* _Your instructions_
From the listing that follows, reproduce only the lines from the one holding "Clone this chart in Plotly." through the one holding "import plotly.graph_objects as go", both included, with no pictures.

++++++++++++++++++++

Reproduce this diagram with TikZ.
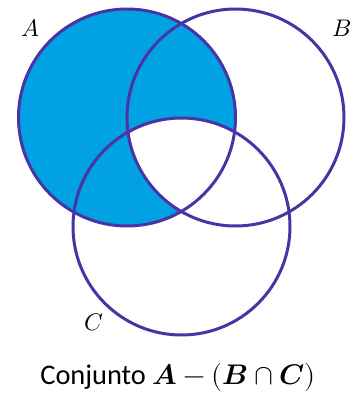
\documentclass[tikz,border=0pt]{standalone}
\usepackage{fontspec}
\usepackage{unicode-math}
\setmainfont{Carlito}
\setmathfont{Latin Modern Math}
\definecolor{fillc}{RGB}{0,162,228}
\definecolor{linec}{RGB}{72,52,162}
\begin{document}
\begin{tikzpicture}[x=1pt,y=-1pt,
  setcircle/.style={draw=linec,line width=3pt},
  lbl/.style={font=\fontsize{24}{28}\selectfont, inner sep=0pt},
  captxt/.style={font=\fontsize{28.4}{32}\selectfont, inner sep=0pt}]
\useasboundingbox (0,0) rectangle (356,394);
\coordinate (cA) at (127,117.5);
\coordinate (cB) at (235.5,117.5);
\coordinate (cC) at (181.5,226.5);
\def\rr{108.5}
\fill[fillc] (cA) circle[radius=\rr];
\begin{scope}
  \clip (cB) circle[radius=\rr];
  \fill[white] (cC) circle[radius=\rr];
\end{scope}
\draw[setcircle] (cA) circle[radius=\rr];
\draw[setcircle] (cB) circle[radius=\rr];
\draw[setcircle] (cC) circle[radius=\rr];
\node[lbl] (labA) at (30,28) {$A$};
\node[lbl] (labB) at (342,28) {$B$};
\node[lbl] (labC) at (94,322) {$C$};
\node[captxt] (cap) at (178,377) {Conjunto $\symbfit{A}-(\symbfit{B}\cap\symbfit{C})$};
\end{tikzpicture}
\end{document}
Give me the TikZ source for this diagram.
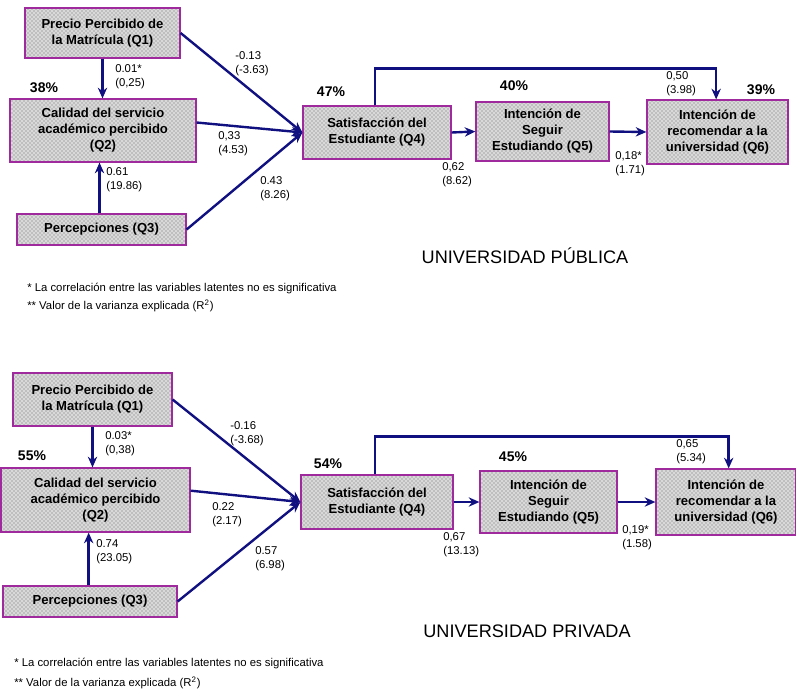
\documentclass[tikz,border=0pt]{standalone}
\usepackage{fontspec}
\setmainfont{Liberation Sans}
\usepackage{tikz}
\usetikzlibrary{arrows.meta,patterns,positioning}
\definecolor{boxpurple}{RGB}{158,42,158}
\definecolor{pathblue}{RGB}{16,16,128}

\begin{document}
\begin{tikzpicture}[
    x=0.75pt, y=-0.75pt,
    construct/.style={rectangle, draw=boxpurple, line width=0.9pt, preaction={fill=gray!30}, pattern=crosshatch dots, pattern color=gray!85!black, align=center, inner sep=1pt, font=\fontsize{9.8}{12}\selectfont\bfseries},
    coef/.style={anchor=north west, align=left, inner sep=0pt, font=\fontsize{8.5}{10.5}\selectfont},
    pct/.style={font=\fontsize{10.5}{12}\selectfont\bfseries},
    link/.style={-{Stealth[length=8pt,width=7pt]}, line width=1.8pt, draw=pathblue},
    title/.style={font=\fontsize{13.6}{16}\selectfont},
    note/.style={anchor=west, inner sep=0pt, font=\fontsize{8.5}{10}\selectfont}
]
\useasboundingbox (0,0) rectangle (796,689);

% Public university (top)
\node[construct, minimum width=116.25pt, minimum height=37.5pt] (q1pub) at (102.5,33) {Precio Percibido de\\la Matrícula (Q1)};
\node[construct, minimum width=139.5pt, minimum height=47.25pt] (q2pub) at (103,130.5) {Calidad del servicio\\académico percibido\\(Q2)};
\node[construct, minimum width=126.75pt, minimum height=23.25pt] (q3pub) at (101.5,229.5) {Percepciones (Q3)};
\node[construct, minimum width=111pt, minimum height=39.75pt] (q4pub) at (377,132.5) {Satisfacción del\\Estudiante (Q4)};
\node[construct, minimum width=99.75pt, minimum height=44.25pt] (q5pub) at (542.5,131.5) {Intención de\\Seguir\\Estudiando (Q5)};
\node[construct, minimum width=105.75pt, minimum height=48pt] (q6pub) at (717.5,132) {Intención de\\recomendar a la\\universidad (Q6)};

\node[pct] at (44,88) {38\%};
\node[pct] at (331,92) {47\%};
\node[pct] at (514,86) {40\%};
\node[pct] at (761,90) {39\%};

\draw[link] (q1pub.south) -- (q1pub.south |- q2pub.north);
\draw[link] ([xshift=-1.5pt]q3pub.north) -- ([xshift=-1.5pt]q3pub.north |- q2pub.south);
\draw[link] (q1pub.east) -- (q4pub.west);
\draw[link] ([yshift=6pt]q2pub.east) -- (q4pub.west);
\draw[link] (q3pub.east) -- (q4pub.west);
\draw[link] (q4pub.east) -- (q5pub.west);
\draw[link] (q5pub.east) -- (q6pub.west);
\draw[link] ([xshift=-1.5pt]q4pub.north) -- ++(0,-37) -| ([xshift=-1pt]q6pub.north);

\node[coef] at (235,51) {-0.13\\(-3.63)};
\node[coef] at (115,64) {0.01*\\(0,25)};
\node[coef] at (218,131) {0,33\\(4.53)};
\node[coef] at (106,167) {0.61\\(19.86)};
\node[coef] at (260,176) {0.43\\(8.26)};
\node[coef] at (442,162) {0,62\\(8.62)};
\node[coef] at (615,151) {0,18*\\(1.71)};
\node[coef] at (666,71) {0,50\\(3.98)};

\node[title] (tpub) at (525,256) {UNIVERSIDAD PÚBLICA};
\node[note] (n1pub) at (27,288) {* La correlación entre las variables latentes no es significativa};
\node[note] (n2pub) at (27,306) {** Valor de la varianza explicada (R\textsuperscript{2})};

% Private university (bottom)
\node[construct, minimum width=119.25pt, minimum height=39.75pt] (q1priv) at (92.5,399.5) {Precio Percibido de\\la Matrícula (Q1)};
\node[construct, minimum width=141.75pt, minimum height=48pt] (q2priv) at (95.5,500) {Calidad del servicio\\académico percibido\\(Q2)};
\node[construct, minimum width=130.5pt, minimum height=23.25pt] (q3priv) at (90,601.5) {Percepciones (Q3)};
\node[construct, minimum width=114pt, minimum height=40.5pt] (q4priv) at (377,502) {Satisfacción del\\Estudiante (Q4)};
\node[construct, minimum width=102.75pt, minimum height=46.5pt] (q5priv) at (548.5,502) {Intención de\\Seguir\\Estudiando (Q5)};
\node[construct, minimum width=105pt, minimum height=49.5pt] (q6priv) at (726,502) {Intención de\\recomendar a la\\universidad (Q6)};

\node[pct] at (32,456) {55\%};
\node[pct] at (328,464) {54\%};
\node[pct] at (513,457) {45\%};

\draw[link] (q1priv.south) -- (q1priv.south |- q2priv.north);
\draw[link] ([xshift=-1pt]q3priv.north) -- ([xshift=-1pt]q3priv.north |- q2priv.south);
\draw[link] (q1priv.east) -- (q4priv.west);
\draw[link] ([yshift=7pt]q2priv.east) -- (q4priv.west);
\draw[link] (q3priv.east) -- (q4priv.west);
\draw[link] (q4priv.east) -- (q5priv.west);
\draw[link] (q5priv.east) -- (q6priv.west);
\draw[link] ([xshift=-1.5pt]q4priv.north) -- ++(0,-38) -| ([xshift=2pt]q6priv.north);

\node[coef] at (230,421) {-0.16\\(-3.68)};
\node[coef] at (105,431) {0.03*\\(0,38)};
\node[coef] at (212,502) {0.22\\(2.17)};
\node[coef] at (96,539) {0.74\\(23.05)};
\node[coef] at (255,546) {0.57\\(6.98)};
\node[coef] at (443,532) {0,67\\(13.13)};
\node[coef] at (622,525) {0,19*\\(1.58)};
\node[coef] at (676,439) {0,65\\(5.34)};

\node[title] (tpriv) at (527,631) {UNIVERSIDAD PRIVADA};
\node[note] (n1priv) at (14,663) {* La correlación entre las variables latentes no es significativa};
\node[note] (n2priv) at (14,683) {** Valor de la varianza explicada (R\textsuperscript{2})};

\end{tikzpicture}
\end{document}
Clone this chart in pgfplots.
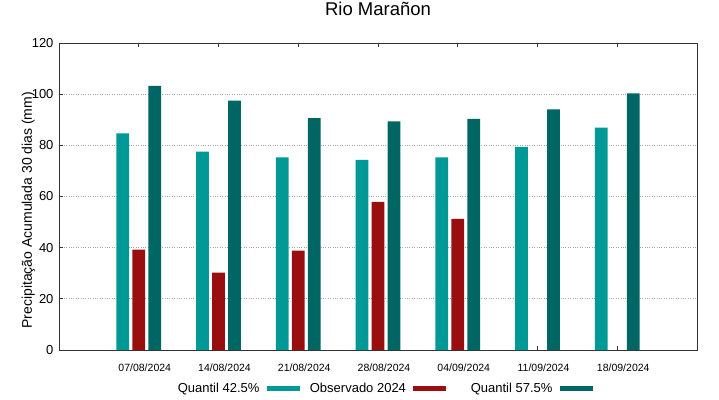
\documentclass[border=0pt]{standalone}
\usepackage{fontspec}
\setmainfont{Liberation Sans}
\usepackage{pgfplots}
\pgfplotsset{compat=1.18}
\definecolor{qlow}{RGB}{0,153,150}
\definecolor{obs}{RGB}{153,15,15}
\definecolor{qhigh}{RGB}{0,102,100}
\begin{document}
\begin{tikzpicture}
\path[use as bounding box] (-59pt,-49pt) rectangle (660pt,350pt);
\begin{axis}[
  scale only axis, width=638pt, height=307pt,
  xmin=-1, xmax=7, ymin=0, ymax=120,
  xtick={0,1,2,3,4,5,6},
  xticklabels={07/08/2024,14/08/2024,21/08/2024,28/08/2024,04/09/2024,11/09/2024,18/09/2024},
  ytick={0,20,40,60,80,100,120},
  xtick pos=both, ytick pos=left,
  tick align=inside,
  major tick length=4pt,
  axis line style={draw=black!80, line width=0.8pt},
  every tick/.style={draw=black!80, line width=0.8pt},
  ymajorgrids,
  grid style={gray!70, dotted, line width=0.8pt},
  /pgf/number format/assume math mode=true,
  yticklabel style={font=\fontsize{13}{15}\selectfont, xshift=-2pt},
  xticklabel style={font=\fontsize{10.5}{12}\selectfont, anchor=base, yshift=-21pt, xshift=6pt},
  title={Rio Marañon},
  title style={at={(axis description cs:0.5,1)}, anchor=base, yshift=21pt, font=\fontsize{18.5}{21}\selectfont},
  ylabel={Precipitação Acumulada 30 dias (mm)},
  ylabel style={at={([xshift=-24pt]axis description cs:0,0.455)}, anchor=south, inner sep=0pt, font=\fontsize{14}{16}\selectfont},
  legend columns=3,
  legend plot pos=right,
  legend image code/.code={\draw[#1] (0pt,0pt) -- (33pt,0pt);},
  legend style={at={(axis description cs:0.5,0)}, anchor=north, yshift=-31pt, xshift=-1.5pt,
    draw=none, fill=none, inner sep=0pt,
    font=\fontsize{13}{15}\selectfont,
    /tikz/every even column/.append style={column sep=1.5pt},
    /tikz/every odd column/.append style={column sep=3pt}},
]
\addplot[ybar, bar width=0.16, bar shift=-0.2, fill=qlow, draw=none, forget plot]
  coordinates {(0,84.7) (1,77.5) (2,75.3) (3,74.3) (4,75.3) (5,79.4) (6,86.9)};
\addplot[ybar, bar width=0.16, bar shift=0, fill=obs, draw=none, forget plot]
  coordinates {(0,39.2) (1,30.2) (2,38.8) (3,57.9) (4,51.3)};
\addplot[ybar, bar width=0.16, bar shift=0.2, fill=qhigh, draw=none, forget plot]
  coordinates {(0,103.2) (1,97.5) (2,90.6) (3,89.4) (4,90.3) (5,94.1) (6,100.3)};
\addlegendimage{qlow, line width=5pt}
\addlegendentry{\makebox[100pt][r]{Quantil 42.5\%}}
\addlegendimage{obs, line width=5pt}
\addlegendentry{\makebox[100pt][r]{Observado 2024}}
\addlegendimage{qhigh, line width=5pt}
\addlegendentry{\makebox[100pt][r]{Quantil 57.5\%}}
\end{axis}
\end{tikzpicture}
\end{document}
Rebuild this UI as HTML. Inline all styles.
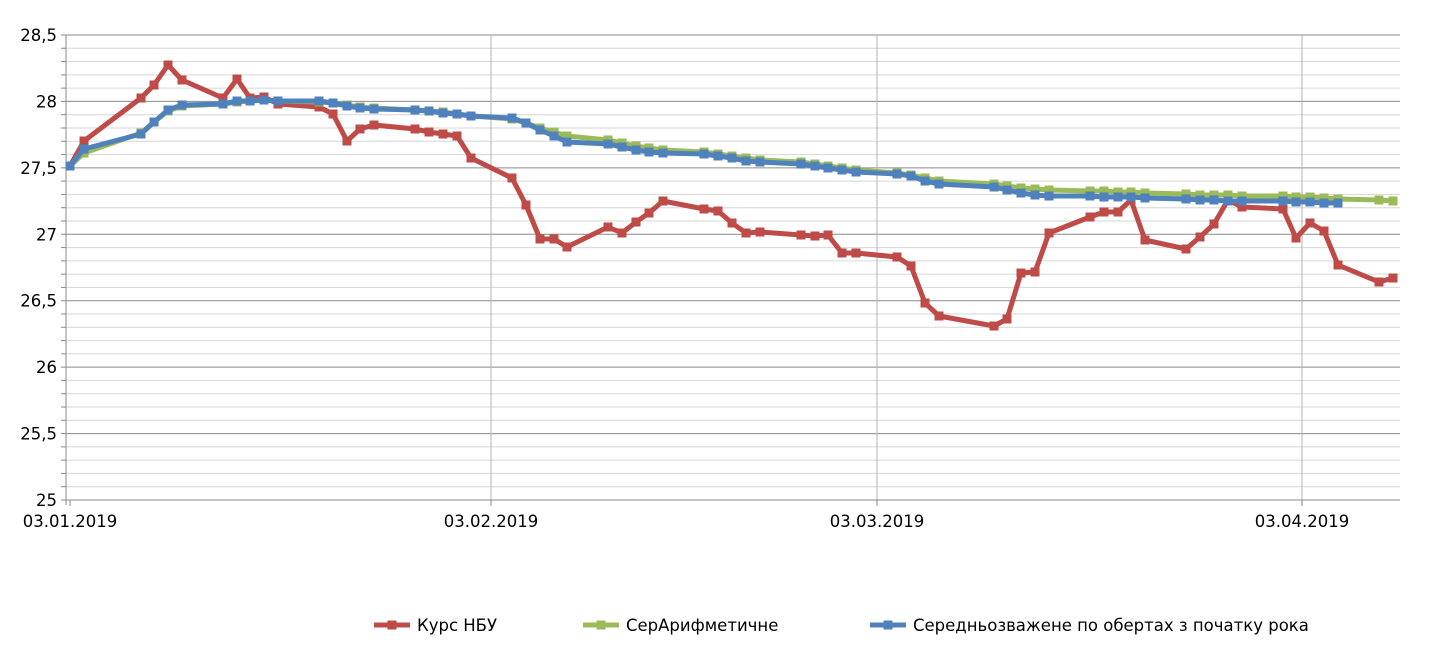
<!DOCTYPE html>
<html><head><meta charset="utf-8"><style>
html,body{margin:0;padding:0;background:#fff;}
svg text{font-family:"DejaVu Sans",sans-serif;font-size:16.5px;fill:#000;}
</style></head><body>
<svg id="c" width="1430" height="662" xmlns="http://www.w3.org/2000/svg"></svg>
<script>
const s=document.getElementById('c');let h='';
const Y=v=>500-(v-25)*132.86;
for(let i=0;i<=35;i++){const y=Y(25+i*0.1);h+=`<line x1="66" x2="1400" y1="${y}" y2="${y}" stroke="${i%5==0?'#8a8a8a':'#d6d6d6'}" stroke-width="1"/>`;}
[491,877,1302].forEach(x=>h+=`<line x1="${x}" x2="${x}" y1="35" y2="500" stroke="#b3b3b3"/>`);
h+=`<line x1="66" x2="66" y1="35" y2="505" stroke="#8a8a8a"/><line x1="66" x2="1400" y1="500" y2="500" stroke="#8a8a8a"/>`;
for(let i=0;i<=35;i++){const y=Y(25+i*0.1);h+=`<line x1="61" x2="66" y1="${y}" y2="${y}" stroke="#8a8a8a"/>`;}
['25','25,5','26','26,5','27','27,5','28','28,5'].forEach((t,i)=>h+=`<text x="57" y="${Y(25+i*0.5)+6}" text-anchor="end">${t}</text>`);
[[70,'03.01.2019'],[491,'03.02.2019'],[877,'03.03.2019'],[1302,'03.04.2019']].forEach(([x,t])=>h+=`<line x1="${x}" x2="${x}" y1="500" y2="506" stroke="#8a8a8a"/><text x="${x}" y="527" text-anchor="middle">${t}</text>`);
const xs=[70,84,141,154,168,182,223,237,250,264,278,319,333,347,360,374,415,429,443,457,471,512,526,540,554,567,608,622,636,649,663,704,718,732,746,760,801,815,828,842,856,897,911,925,939,994,1007,1021,1035,1049,1090,1104,1118,1131,1145,1186,1200,1214,1228,1242,1283,1296,1310,1324,1338,1379,1393];
const red=[166,141,98,85,65,80,98,79,98,97,104,107,114,141,129,125,129,132,134,136,158,178,205,239,239,247,227,233,222,213,201,209,211,223,233,232,235,236,235,253,253,257,266,303,316,326,319,273,272,233,217,212,212,200,240,249,237,224,200,207,209,238,223,231,265,282,278];
const green=[166,153,133,122,111,106,104,102,101,100,101,102,103,105,107,108,110,111,112,114,116,119,123,128,132,136,140,143,146,148,150,152,154,156,158,160,162,164,166,168,170,173,175,178,181,184,186,188,189,190,191,191,192,192,193,194,195,195,195,196,196,197,197,198,199,200,201];
const blue=[166,149,134,122,110,105,104,101,101,100,101,101,103,106,108,109,110,111,113,114,116,118,123,130,136,142,144,147,150,152,153,154,156,158,161,162,164,166,168,170,172,174,176,181,184,187,190,193,195,196,196,197,197,197,198,199,200,200,201,201,201,202,202,203,203];
function ser(d,c){const p=d.map((y,i)=>xs[i]+','+y).join(' ');h+=`<polyline points="${p}" fill="none" stroke="${c}" stroke-width="5" stroke-linejoin="round"/>`;d.forEach((y,i)=>h+=`<rect x="${xs[i]-4.5}" y="${y-4.5}" width="9" height="9" fill="${c}"/>`);}
ser(red,'#be4b48');ser(green,'#9bbb59');ser(blue,'#4f81bd');
function leg(x,c,t){h+=`<line x1="${x}" x2="${x+36}" y1="625" y2="625" stroke="${c}" stroke-width="5"/><rect x="${x+13.5}" y="620.5" width="9" height="9" fill="${c}"/><text x="${x+43}" y="631">${t}</text>`;}
leg(374,'#be4b48','Курс НБУ');leg(583,'#9bbb59','СерАрифметичне');leg(870,'#4f81bd','Середньозважене по обертах з початку рока');
s.innerHTML=h;
</script>
</body></html>
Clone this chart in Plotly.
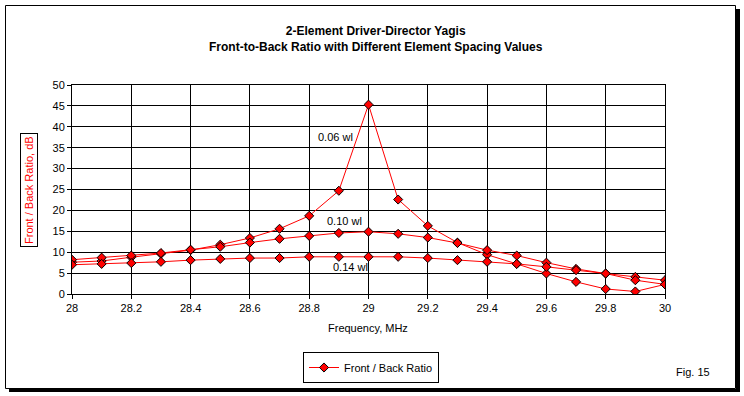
import plotly.graph_objects as go

freq = [28.0, 28.1, 28.2, 28.3, 28.4, 28.5, 28.6, 28.7, 28.8, 28.9, 29.0,
        29.1, 29.2, 29.3, 29.4, 29.5, 29.6, 29.7, 29.8, 29.9, 30.0]
fb_006 = [7.6, 7.9, 8.8, 9.6, 10.5, 11.8, 13.4, 15.6, 18.7, 24.7, 45.3,
          22.6, 16.3, 12.3, 9.4, 7.2, 4.9, 2.9, 1.2, 0.6, 2.3]
fb_010 = [8.2, 8.7, 9.2, 9.8, 10.6, 11.3, 12.3, 13.2, 13.9, 14.6, 14.9,
          14.4, 13.5, 12.2, 10.5, 9.2, 7.5, 6.0, 4.9, 4.1, 3.3]
fb_014 = [7.0, 7.2, 7.4, 7.7, 8.1, 8.4, 8.6, 8.6, 8.9, 8.9, 8.9,
          8.9, 8.6, 8.1, 7.7, 7.2, 6.5, 5.7, 4.9, 3.3, 2.3]
series_labels = ["0.06 wl", "0.10 wl", "0.14 wl"]
legend_name = "Front / Back Ratio"

W, H = 744, 396
L, R, T, B = 72, 665, 85, 294  # plot area pixel bounds


def px(x):
    return (x - L) / (R - L)


def py(y):
    return (B - y) / (B - T)


fig = go.Figure()
for i, ys in enumerate([fb_006, fb_010, fb_014]):
    fig.add_trace(go.Scatter(
        x=freq, y=ys, mode="lines+markers", name=legend_name,
        showlegend=(i == 0),
        line=dict(color="#ff0000", width=1),
        marker=dict(symbol="diamond", size=7, color="#ff0000",
                    line=dict(color="black", width=1)),
    ))

font = "Liberation Sans, Arial, sans-serif"
C = dict(xanchor="center", yanchor="middle", showarrow=False)
ann = [
    dict(x=28.887, y=37.6, xref="x", yref="y", text=series_labels[0],
         font=dict(size=11, color="black", family=font), **C),
    dict(x=28.92, y=17.5, xref="x", yref="y", text=series_labels[1],
         font=dict(size=11, color="black", family=font), **C),
    dict(x=28.94, y=6.4, xref="x", yref="y", text=series_labels[2],
         font=dict(size=11, color="black", family=font), **C),
    dict(x=px(376), y=py(39), xref="paper", yref="paper",
         text="<b>2-Element Driver-Director Yagis<br>Front-to-Back Ratio with Different Element Spacing Values</b>",
         font=dict(size=12, color="black", family=font), **C),
    dict(x=px(29), y=py(190), xref="paper", yref="paper", text="Front / Back Ratio, dB",
         textangle=-90, bordercolor="black", borderwidth=1, borderpad=2,
         font=dict(size=11, color="#ff0000", family=font), **C),
    dict(x=px(368), y=py(328), xref="paper", yref="paper", text="Frequency, MHz",
         font=dict(size=11, color="black", family=font), **C),
    dict(x=px(693), y=py(372), xref="paper", yref="paper", text="Fig. 15",
         font=dict(size=11, color="black", family=font), **C),
]

shapes = [
    dict(type="rect", xref="paper", yref="paper", x0=px(5.5), x1=px(735.5), y0=py(388.5), y1=py(5.5),
         line=dict(color="black", width=1), fillcolor="rgba(0,0,0,0)", layer="below"),
    dict(type="rect", xref="paper", yref="paper", x0=px(736), x1=px(740), y0=py(392), y1=py(9),
         line=dict(width=0), fillcolor="black"),
    dict(type="rect", xref="paper", yref="paper", x0=px(9), x1=px(740), y0=py(392), y1=py(389),
         line=dict(width=0), fillcolor="black"),
]

fig.update_layout(
    width=W, height=H,
    margin=dict(l=L, r=W - R, t=T, b=H - B, pad=0),
    paper_bgcolor="white", plot_bgcolor="white",
    font=dict(family=font, size=11, color="black"),
    showlegend=True,
    legend=dict(x=px(303), y=py(352), xanchor="left", yanchor="top",
                bordercolor="black", borderwidth=1, bgcolor="white",
                font=dict(size=11, family=font), itemwidth=30,
                tracegroupgap=0),
    annotations=ann,
    shapes=shapes,
    xaxis=dict(range=[28, 30], dtick=0.2, tick0=28, showgrid=True, gridcolor="black",
               gridwidth=1, showline=True, linecolor="black", linewidth=1, mirror=True,
               ticks="outside", ticklen=4, tickcolor="black", zeroline=False,
               tickfont=dict(size=11)),
    yaxis=dict(range=[0, 50], dtick=5, tick0=0, showgrid=True, gridcolor="black",
               gridwidth=1, showline=True, linecolor="black", linewidth=1, mirror=True,
               ticks="outside", ticklen=4, tickcolor="black", zeroline=False,
               tickfont=dict(size=11)),
)

fig.write_html("out.html", config={"displayModeBar": False},
               post_script="document.body.style.margin='0px';")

++++++++++++++++++++

* _Exercise result_
Clone this chart in Plotly.
import plotly.graph_objects as go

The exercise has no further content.